To those who disagreed with me but saw fit to do so in polite, even terms, I also thank you. We may not agree or see eye to eye on the issue, but a polite exchange of the reasoning behind various positions, even if it ends in a respectful “agree to disagree” conclusion, is still fruitful and beneficial. Especially on such a topic so ripe for more *ahem* juvenile forms of “debate,” honest back-and-forth with a bit of respect between the parties is still good. So, thanks for keeping cool heads and for being reasonable and keeping a level head.
And then there are those other replies. The ones that, despite the rage behind the keyboard, mostly had me shaking my head. To those who attempted to “debate” my points by misquoting or selectively omitting parts of my post, I hope you understand that such a tactic only works in two places: Politics and the schoolyard. Nowhere in the real world does a lawyer get to ask a judge to dismiss evidence on the grounds that it is “highly relevant and makes my client look extremely guilty” and get away with it. On The Simpsons, maybe, but not in the real world.
But I must say, my absolute favorite negative reply, the one so outlandish I had to share it with those around me (and will now share with you), which read to a full round of laughs, several discussions, and more laughs, was the accusation by one individual (and echoed by a few others) that I pulled Unusual Events out and made the post I did because I “felt threatened” because I was a white male who could ‘only write white, male characters.’

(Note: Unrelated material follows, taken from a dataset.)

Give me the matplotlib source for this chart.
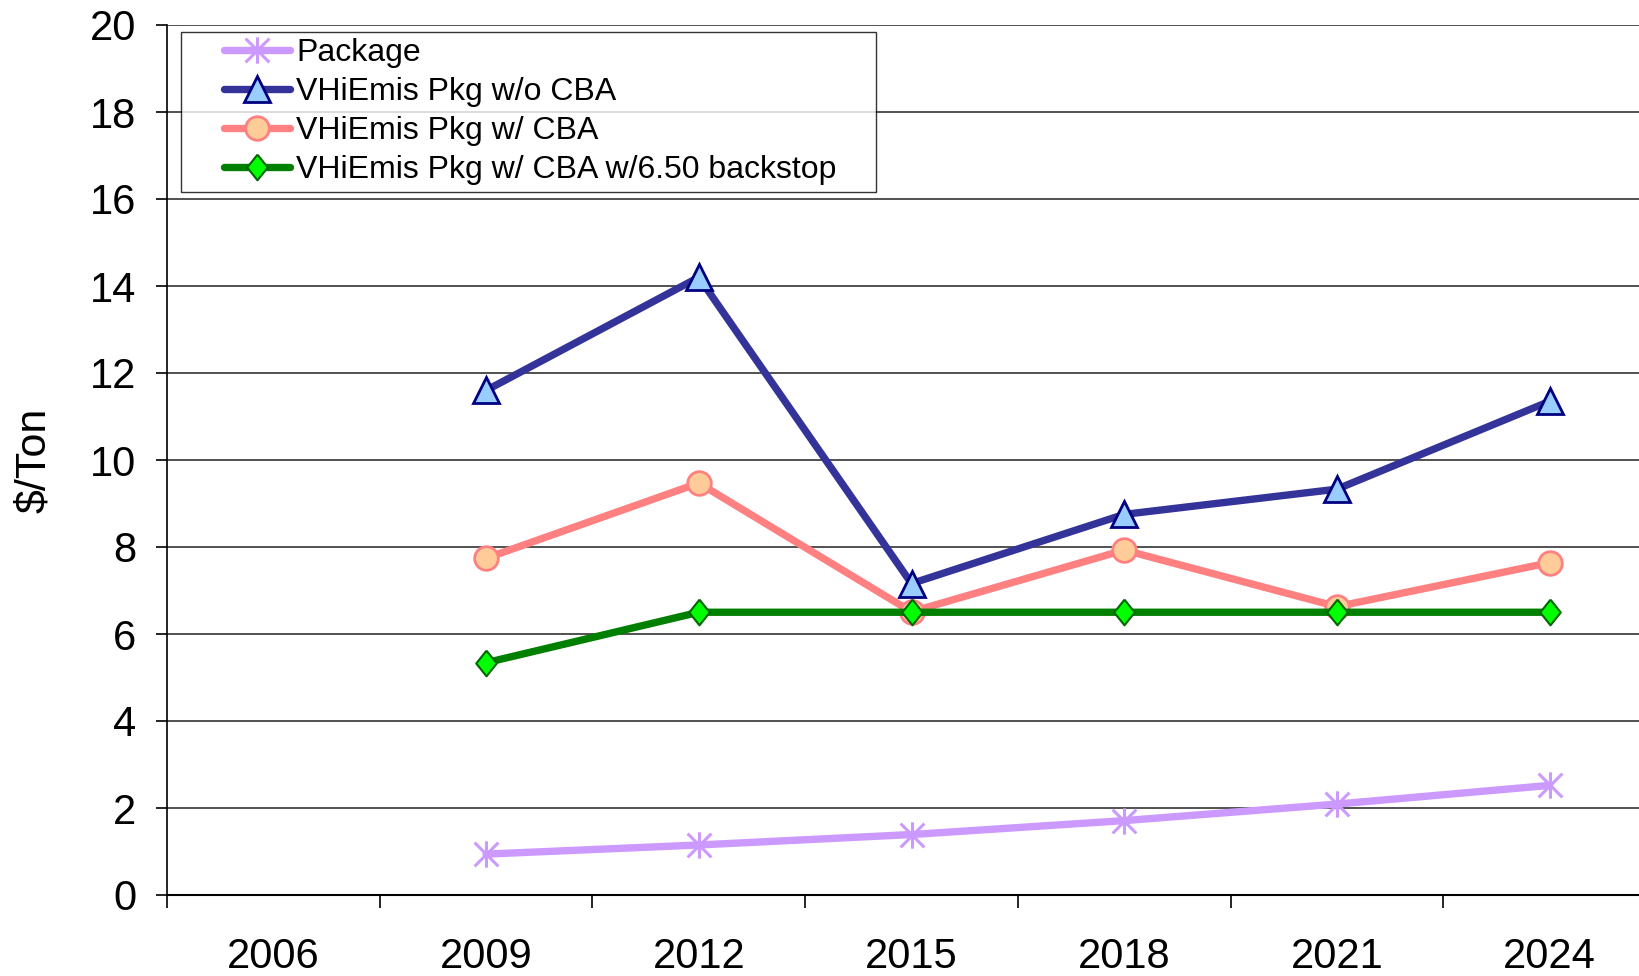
import numpy as np
import matplotlib.pyplot as plt
from matplotlib.path import Path
from matplotlib.legend_handler import HandlerLine2D

plt.rcParams['font.family'] = ['Liberation Sans', 'DejaVu Sans']

years = ["2006", "2009", "2012", "2015", "2018", "2021", "2024"]
data_years = ["2009", "2012", "2015", "2018", "2021", "2024"]
package = [0.94, 1.15, 1.39, 1.71, 2.09, 2.52]
wo_cba = [11.6, 14.2, 7.16, 8.75, 9.33, 11.35]
w_cba = [7.74, 9.47, 6.51, 7.93, 6.63, 7.64]
backstop = [5.34, 6.5, 6.5, 6.5, 6.5, 6.5]

x = np.array([years.index(y) for y in data_years])

# excel style asterisk (vertical bar + x) and tall diamond
star = Path([(0, -1), (0, 1), (-0.9, -0.9), (0.9, 0.9), (-0.9, 0.9), (0.9, -0.9)],
            [Path.MOVETO, Path.LINETO, Path.MOVETO, Path.LINETO, Path.MOVETO, Path.LINETO])
diamond = [(0, 1), (0.8, 0), (0, -1), (-0.8, 0), (0, 1)]

fig = plt.figure(figsize=(16.39, 9.76), dpi=100)
ax = fig.add_axes([167/1639, 1-895/976, 1-167/1639, (895-25)/976])

lw = 5.3
style = dict(lw=lw, solid_capstyle="round", solid_joinstyle="round")
ax.plot(x, package, color="#CC99FF", marker=star, ms=19, mew=2.2,
        mec="#CC99FF", mfc="none", label="Package", **style)
ax.plot(x, wo_cba, color="#333399", marker="^", ms=18.5, mfc="#99CCFF",
        mec="#000080", mew=2, label="VHiEmis Pkg w/o CBA", **style)
ax.plot(x, w_cba, color="#FF8080", marker="o", ms=17, mfc="#FFCC99",
        mec="#FF8080", mew=2, label="VHiEmis Pkg w/ CBA", **style)
ax.plot(x, backstop, color="#008000", marker=diamond, ms=18.5, mfc="#00FF00",
        mec="#006600", mew=1.5, label="VHiEmis Pkg w/ CBA w/6.50 backstop", **style)

ax.set_ylim(0, 20)
ax.set_yticks(np.arange(0, 21, 2))
ax.set_xticks(np.arange(-0.5, 7, 1))
ax.set_xticklabels([])
ax.set_xticks(np.arange(len(years)), minor=True)
ax.set_xticklabels(years, minor=True)
ax.set_xlim(-0.5, 6.42)
ax.tick_params(axis="x", which="major", length=9, width=1.2, direction="out")
ax.tick_params(axis="x", which="minor", length=0, pad=30, labelsize=30)
ax.tick_params(axis="y", length=8, width=1.2, pad=14, labelsize=30)

ax.grid(axis="y", color="#333333", lw=1.2)
ax.set_axisbelow(True)
for s in ["top", "right"]:
    ax.spines[s].set_visible(False)
ax.spines["left"].set_linewidth(1.2)
ax.spines["bottom"].set_linewidth(1.5)

ax.set_ylabel("$/Ton", fontsize=31)
ax.yaxis.set_label_coords(-0.077, 0.5)

fs = 23
leg = ax.legend(loc="upper left", bbox_to_anchor=(181/1639, 1-191/976, (876-181)/1639, (191-32)/976),
                bbox_transform=fig.transFigure, mode="expand", borderaxespad=0,
                fontsize=fs, frameon=True, fancybox=False, edgecolor="black",
                handlelength=3.2, handletextpad=0.2, labelspacing=0.28, borderpad=0.2,
                handler_map={ln: HandlerLine2D(xpad=1.15) for ln in ax.get_lines()})
leg.get_frame().set_linewidth(1.0)

fig.savefig("out.png", dpi=100)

I wish I’d taken a screenshot of it before it got wiped/edited, because it later vanished. But of all the negative feedback I got, that was the one that made me laugh out loud. Not only did they completely miss the point of the article (likely because they simply posted without reading it) but the also made a hilarious and wildly inaccurate claim about my writing. Only white, male characters? Sands, I wrote a 300K word fantasy novel starring a female griffon (pretty far from both male, and for that matter, the human species). I’ve written stories about characters from just about every continent on Earth. Characters with backgrounds and lineages stretching all over, because those are what the stories ask. Of all the comments I got, this one was the most hilariously ludicrous and misinformed. It also was good for quite a few laughs, so of all the negative comments, I thank this one, because wow, did that bring some unintended levity into my day!
All in all, however, I don’t regret my decision to pull Unusual Events. I still stand by my comments: Rating any book above or below another strictly on the ethnicity and/or sex of the main characters and author is wrong. It is bigotry, I disagree with it, and I will not support any site that stands for otherwise, arguing that one’s skin color makes one better than another. That is wrong, and I will not back down on that.
I’m also glad I’m not the only one out there that feels that way.